Suppose we have a function $f$ defined on a disk in the field $\mathbb Q_p$, given by an absolutely convergent power series, with $f(0)=0$ and $f'(0)=1$:
$$\mathbb Q_p\ni f(x)=x+\sum_{n\geq2}a_nx^n,\quad|x|\leq R>0$$ $$\mathbb R\ni\sum_{n\geq2}|a_n|R^n<\infty$$
Are there disks of (positive) radii $S$ and $r\leq R$, and a function $g$, also given by an absolutely convergent power series, such that $g(f(x))=x$ for all $|x|\leq r$, and $f(g(y))=y$ for all $|y|\leq S$?

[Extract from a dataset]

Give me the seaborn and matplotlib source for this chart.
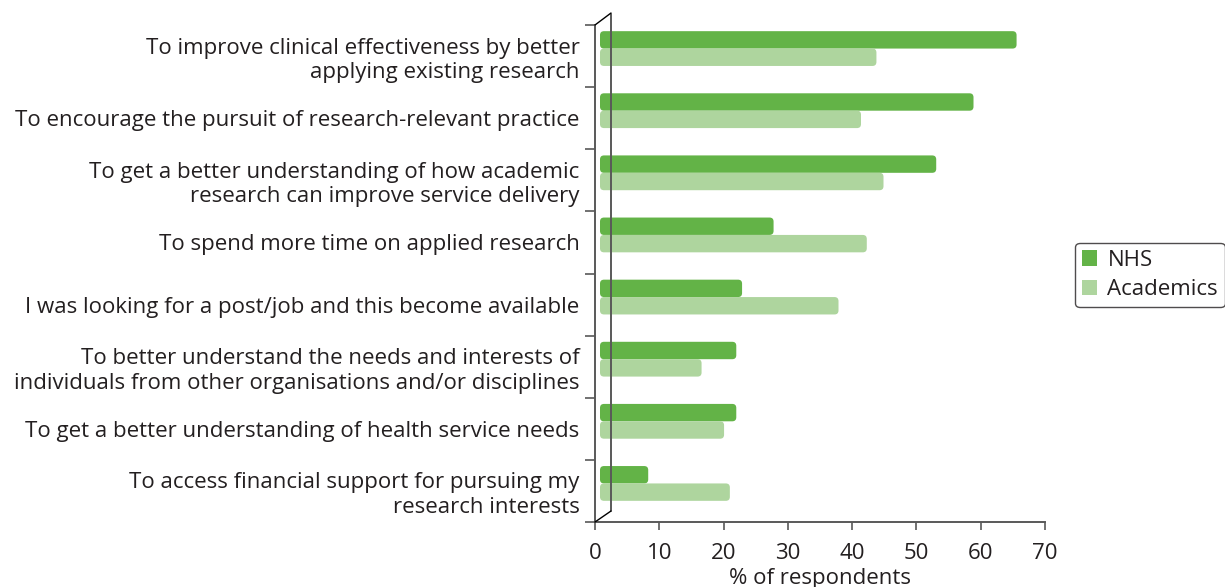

$$g(y)=y+\sum_{n\geq2}b_ny^n,\quad|y|\leq S$$ $$\sum_{n\geq2}|b_n|S^n<\infty$$
(Assuming it is true) I'd actually like a uniform proof that works for $\mathbb R$, $\mathbb C$, or $\mathbb Q_p$. See Is the inverse of a real analytic function still analytic? and If $f'(z_0)\neq 0$ then $f$ has an holomorphic inverse. for proofs specific to the complex field. See Composition of real-analytic functions is real-analytic for a uniform proof of the type I'm looking for.
By expanding the formal power series $g(f(X))$, I can see that the required coefficients $b_n$ exist and are unique. But I can't see that $g(y)$ converges for some $y\neq0$.